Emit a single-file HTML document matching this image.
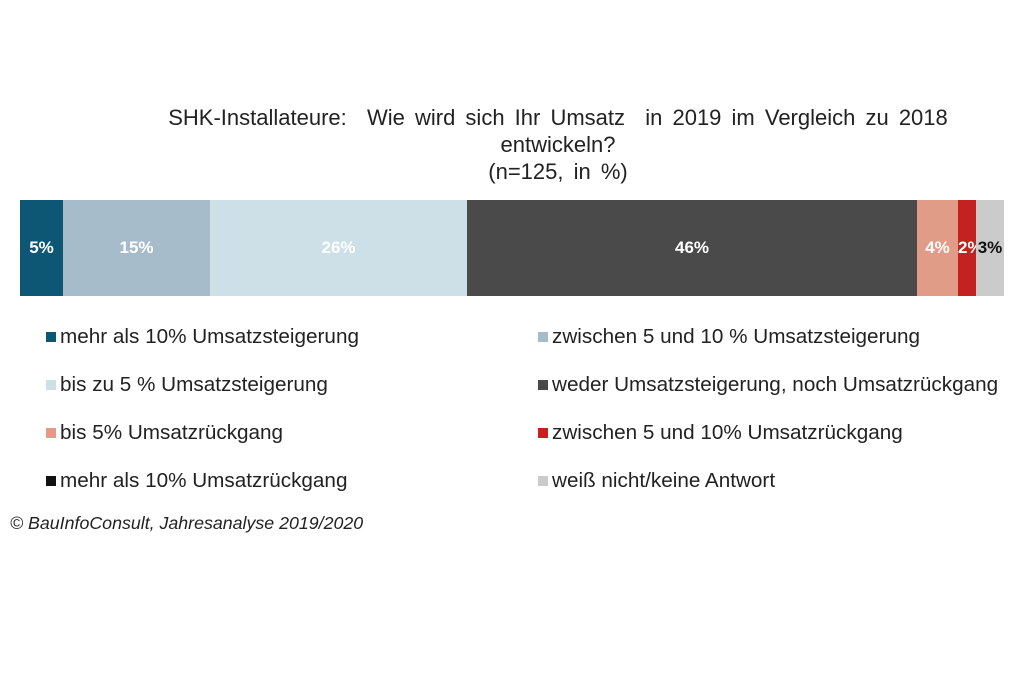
<!DOCTYPE html>
<html><head><meta charset="utf-8"><style>
body{margin:0;width:1024px;height:683px;background:#fff;font-family:"Liberation Sans",Arial,sans-serif;position:relative;overflow:hidden}
.t{position:absolute;left:0;width:1116px;text-align:center;font-size:22px;word-spacing:4px;color:#222;line-height:27px;top:104px}
.seg{position:absolute;top:200px;height:96px;color:#fff;font-weight:bold;font-size:17px;line-height:96px;text-align:center}
.lg{position:absolute;font-size:20.7px;color:#222;line-height:22px}
.lg i{position:absolute;left:-14px;top:6px;width:10px;height:10px}
.src{position:absolute;left:10px;top:513px;font-size:17.8px;font-style:italic;color:#222}
</style></head><body>
<div class="t">SHK-Installateure:&nbsp; Wie wird sich Ihr Umsatz&nbsp; in 2019 im Vergleich zu 2018<br>entwickeln?<br>(n=125, in %)</div>
<div class="seg" style="left:20px;width:43px;background:#0d5775">5%</div>
<div class="seg" style="left:63px;width:147px;background:#a7bccb">15%</div>
<div class="seg" style="left:210px;width:257px;background:#cde0e8">26%</div>
<div class="seg" style="left:467px;width:450px;background:#4a4a4a">46%</div>
<div class="seg" style="left:917px;width:41px;background:#e09c87">4%</div>
<div class="seg" style="left:958px;width:18px;background:#c42121;overflow:visible">2%</div>
<div class="seg" style="left:976px;width:28px;background:#cbcbcb;color:#111">3%</div>
<div class="lg" style="left:60px;top:326px"><i style="background:#0d5775"></i>mehr als 10% Umsatzsteigerung</div>
<div class="lg" style="left:552px;top:326px"><i style="background:#a7bccb"></i>zwischen 5 und 10 % Umsatzsteigerung</div>
<div class="lg" style="left:60px;top:374px"><i style="background:#cde0e8"></i>bis zu 5 % Umsatzsteigerung</div>
<div class="lg" style="left:552px;top:374px"><i style="background:#4a4a4a"></i>weder Umsatzsteigerung, noch Umsatzrückgang</div>
<div class="lg" style="left:60px;top:422px"><i style="background:#e09c87"></i>bis 5% Umsatzrückgang</div>
<div class="lg" style="left:552px;top:422px"><i style="background:#c42121"></i>zwischen 5 und 10% Umsatzrückgang</div>
<div class="lg" style="left:60px;top:470px"><i style="background:#111"></i>mehr als 10% Umsatzrückgang</div>
<div class="lg" style="left:552px;top:470px"><i style="background:#cbcbcb"></i>weiß nicht/keine Antwort</div>
<div class="src">© BauInfoConsult, Jahresanalyse 2019/2020</div>
</body></html>
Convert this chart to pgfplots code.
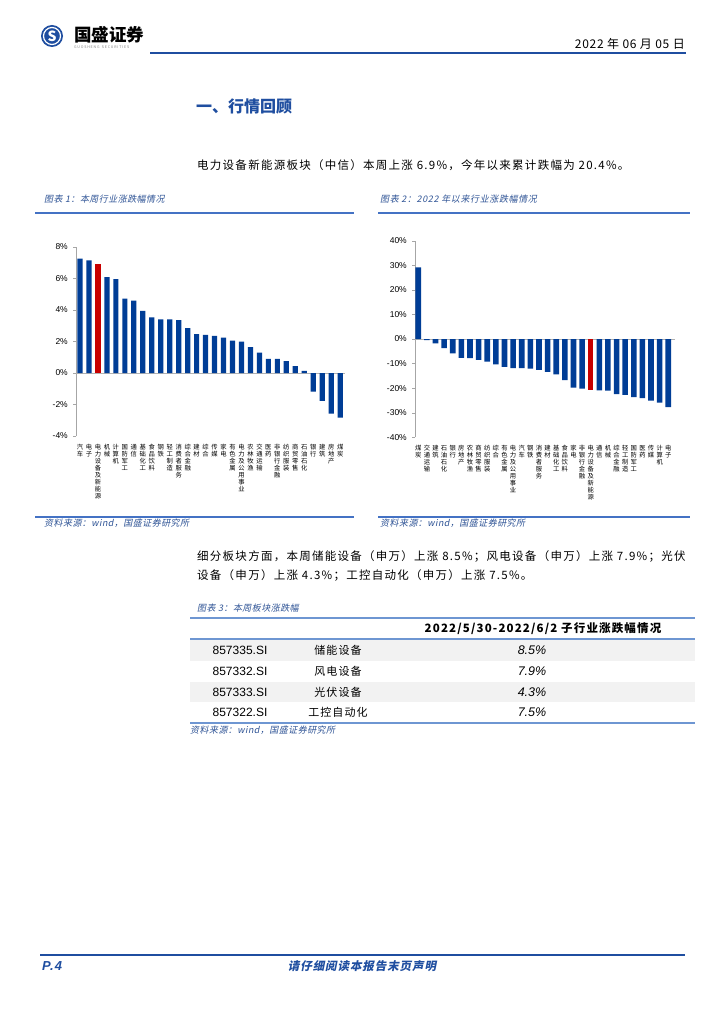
\documentclass[border=0pt]{standalone}
\usepackage{pgfplots}
\pgfplotsset{compat=1.18}
\usepackage{fontspec}
\setmainfont{Noto Sans CJK SC}
\newfontfamily\slfont{Noto Sans CJK SC}[FakeSlant=0.2]
\newfontfamily\lat{Liberation Sans}
\definecolor{barblue}{RGB}{0,61,150}
\definecolor{barred}{RGB}{200,0,0}
\definecolor{hdrblue}{RGB}{31,78,160}
\definecolor{capblue}{RGB}{47,84,150}
\definecolor{rulblue}{RGB}{68,114,196}
\definecolor{tabblue}{RGB}{110,150,210}
\definecolor{rowgray}{RGB}{242,242,242}
\newcommand{\fs}[1]{\fontsize{#1}{#1}\selectfont}
\newcommand{\ls}[1]{\addfontfeatures{LetterSpace=#1}}

\pgfplotsset{
  gsbars/.style={
    scale only axis, anchor=south west,
    axis y line=left, axis x line=bottom,
    x axis line style={draw=none},
    xtick style={draw=none},
    y axis line style={-, draw=gray!70},
    ytick style={draw=gray!70},
    tick align=outside, major tick length=3pt,
    ybar, bar shift=0pt,
    xtick={0,...,29},
    /pgf/number format/assume math mode=true,
    yticklabel={\pgfmathprintnumber{\tick}\%},
    yticklabel style={font=\lat\fs{8.5}, inner sep=1pt, xshift=-4pt},
    xticklabel style={font=\fontsize{6.3}{7}\selectfont, align=center, anchor=north, inner sep=0pt, yshift=-5pt},
    extra y ticks={0}, extra y tick labels={},
    extra y tick style={grid=major, major grid style={draw=gray!60}, tick style={draw=none}},
  }
}

\begin{document}
\begin{tikzpicture}[x=1pt,y=1pt]
\fill[white] (0,0) rectangle (724,-1024);

% header
\fill[hdrblue] (52,-36) circle (11);
\draw[white, line width=1.2] (52,-36) circle (8.5);
\node[white, font=\bfseries\fs{14}] at (52,-36) {S};
\node[anchor=west, inner sep=0, font=\bfseries\fs{17.5}] at (74,-35) {国盛证券};
\node[anchor=west, inner sep=0, font=\fs{3.6}, text=gray] at (74,-47) {G U O S H E N G \ \ S E C U R I T I E S};
\node[anchor=east, inner sep=0, font=\fs{12}\ls{6}] at (685,-44) {2022 年 06 月 05 日};
\draw[hdrblue, line width=2] (150,-53) -- (686,-53);

\node[anchor=west, inner sep=0, font=\bfseries\fs{16}, text=hdrblue] at (196,-107) {一、行情回顾};
\node[anchor=west, inner sep=0, font=\fs{11.5}\ls{11}] at (197,-165) {电力设备新能源板块（中信）本周上涨 6.9\%，今年以来累计跌幅为 20.4\%。};

% captions
\node[anchor=west, inner sep=0, font=\slfont\fs{9}\ls{5}, text=capblue] at (44,-199) {图表 1：本周行业涨跌幅情况};
\node[anchor=west, inner sep=0, font=\slfont\fs{9}\ls{7}, text=capblue] at (380,-199) {图表 2：2022 年以来行业涨跌幅情况};
\draw[rulblue, line width=1.6] (35,-213) -- (354,-213);
\draw[rulblue, line width=1.6] (378,-213) -- (690,-213);
\draw[rulblue, line width=1.6] (35,-517) -- (354,-517);
\draw[rulblue, line width=1.6] (378,-517) -- (690,-517);
\node[anchor=west, inner sep=0, font=\slfont\fs{9}\ls{5}, text=capblue] at (44,-523) {资料来源：wind，国盛证券研究所};
\node[anchor=west, inner sep=0, font=\slfont\fs{9}\ls{5}, text=capblue] at (380,-523) {资料来源：wind，国盛证券研究所};

% chart 1
\begin{axis}[gsbars,
  at={(76pt,-436pt)}, width=269pt, height=189pt,
  xmin=-0.446, xmax=29.54, ymin=-4, ymax=8,
  ytick={-4,-2,...,8}, bar width=5.2pt,
  xticklabels={{汽\\车},{电\\子},{电\\力\\设\\备\\及\\新\\能\\源},{机\\械},{计\\算\\机},{国\\防\\军\\工},{通\\信},{基\\础\\化\\工},{食\\品\\饮\\料},{钢\\铁},{轻\\工\\制\\造},{消\\费\\者\\服\\务},{综\\合\\金\\融},{建\\材},{综\\合},{传\\媒},{家\\电},{有\\色\\金\\属},{电\\力\\及\\公\\用\\事\\业},{农\\林\\牧\\渔},{交\\通\\运\\输},{医\\药},{非\\银\\行\\金\\融},{纺\\织\\服\\装},{商\\贸\\零\\售},{石\\油\\石\\化},{银\\行},{建\\筑},{房\\地\\产},{煤\\炭}},
]
\addplot[fill=barblue, draw=none] coordinates {
(0,7.26)(1,7.15)(3,6.08)(4,5.96)(5,4.72)(6,4.60)(7,3.94)(8,3.53)(9,3.40)
(10,3.40)(11,3.36)(12,2.85)(13,2.47)(14,2.42)(15,2.36)(16,2.25)(17,2.06)(18,2.00)(19,1.65)
(20,1.29)(21,0.90)(22,0.90)(23,0.75)(24,0.44)(25,0.13)(26,-1.19)(27,-1.77)(28,-2.58)(29,-2.83)};
\addplot[fill=barred, draw=none] coordinates {(2,6.90)};
\end{axis}

% chart 2
\begin{axis}[gsbars,
  at={(415pt,-437.3pt)}, width=260pt, height=196.6pt,
  xmin=-0.38, xmax=29.78, ymin=-40, ymax=40,
  ytick={-40,-30,...,40}, bar width=5.6pt,
  xticklabels={{煤\\炭},{交\\通\\运\\输},{建\\筑},{石\\油\\石\\化},{银\\行},{房\\地\\产},{农\\林\\牧\\渔},{商\\贸\\零\\售},{纺\\织\\服\\装},{综\\合},{有\\色\\金\\属},{电\\力\\及\\公\\用\\事\\业},{汽\\车},{钢\\铁},{消\\费\\者\\服\\务},{建\\材},{基\\础\\化\\工},{食\\品\\饮\\料},{家\\电},{非\\银\\行\\金\\融},{电\\力\\设\\备\\及\\新\\能\\源},{通\\信},{机\\械},{综\\合\\金\\融},{轻\\工\\制\\造},{国\\防\\军\\工},{医\\药},{传\\媒},{计\\算\\机},{电\\子}},
]
\addplot[fill=barblue, draw=none] coordinates {
(0,29.1)(1,-0.5)(2,-1.8)(3,-3.7)(4,-5.8)(5,-7.7)(6,-7.8)(7,-8.5)(8,-9.2)(9,-10.3)
(10,-11.3)(11,-11.8)(12,-11.8)(13,-12.1)(14,-12.6)(15,-13.4)(16,-14.4)(17,-16.7)(18,-19.8)(19,-20.2)
(21,-20.9)(22,-21.0)(23,-22.4)(24,-22.7)(25,-23.7)(26,-24.1)(27,-25.1)(28,-25.9)(29,-27.7)};
\addplot[fill=barred, draw=none] coordinates {(20,-20.6)};
\end{axis}

% paragraph 2
\node[anchor=west, inner sep=0, font=\fs{11.5}\ls{11}] at (197,-556) {细分板块方面，本周储能设备（申万）上涨 8.5\%；风电设备（申万）上涨 7.9\%；光伏};
\node[anchor=west, inner sep=0, font=\fs{11.5}\ls{11}] at (197,-575) {设备（申万）上涨 4.3\%；工控自动化（申万）上涨 7.5\%。};

% table
\node[anchor=west, inner sep=0, font=\slfont\fs{9}\ls{5}, text=capblue] at (197,-608) {图表 3：本周板块涨跌幅};
\fill[rowgray] (190,-639) rectangle (695,-661);
\fill[rowgray] (190,-682) rectangle (695,-702);
\draw[tabblue, line width=1.4] (190,-618) -- (695,-618);
\draw[tabblue, line width=1.4] (190,-639) -- (695,-639);
\draw[tabblue, line width=1.4] (190,-723) -- (695,-723);
\node[font=\bfseries\fs{11.5}\ls{10}] at (543,-629) {2022/5/30-2022/6/2 子行业涨跌幅情况};
\foreach \y/\c/\n/\v in {650/857335.SI/储能设备/8.5,671.5/857332.SI/风电设备/7.9,692/857333.SI/光伏设备/4.3,712.5/857322.SI/工控自动化/7.5}{
  \node[font=\lat\fs{12}] at (240,-\y) {\c};
  \node[font=\fs{11}\ls{10}] at (338,-\y) {\n};
  \node[font=\lat\itshape\fs{12.5}] at (532,-\y) {\v\%};
}
\node[anchor=west, inner sep=0, font=\slfont\fs{9}\ls{5}, text=capblue] at (190,-730) {资料来源：wind，国盛证券研究所};

% footer
\draw[hdrblue, line width=2] (40,-955) -- (685,-955);
\node[anchor=west, inner sep=0, font=\lat\bfseries\itshape\fs{13}\ls{8}, text=hdrblue] at (42,-966) {P.4};
\node[inner sep=0, font=\slfont\bfseries\fs{11.5}\ls{8}, text=hdrblue] at (362,-966) {请仔细阅读本报告末页声明};
\end{tikzpicture}
\end{document}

________________________

• Task directions
Report only the number of lines that hold the word "chart".

• Finished task
3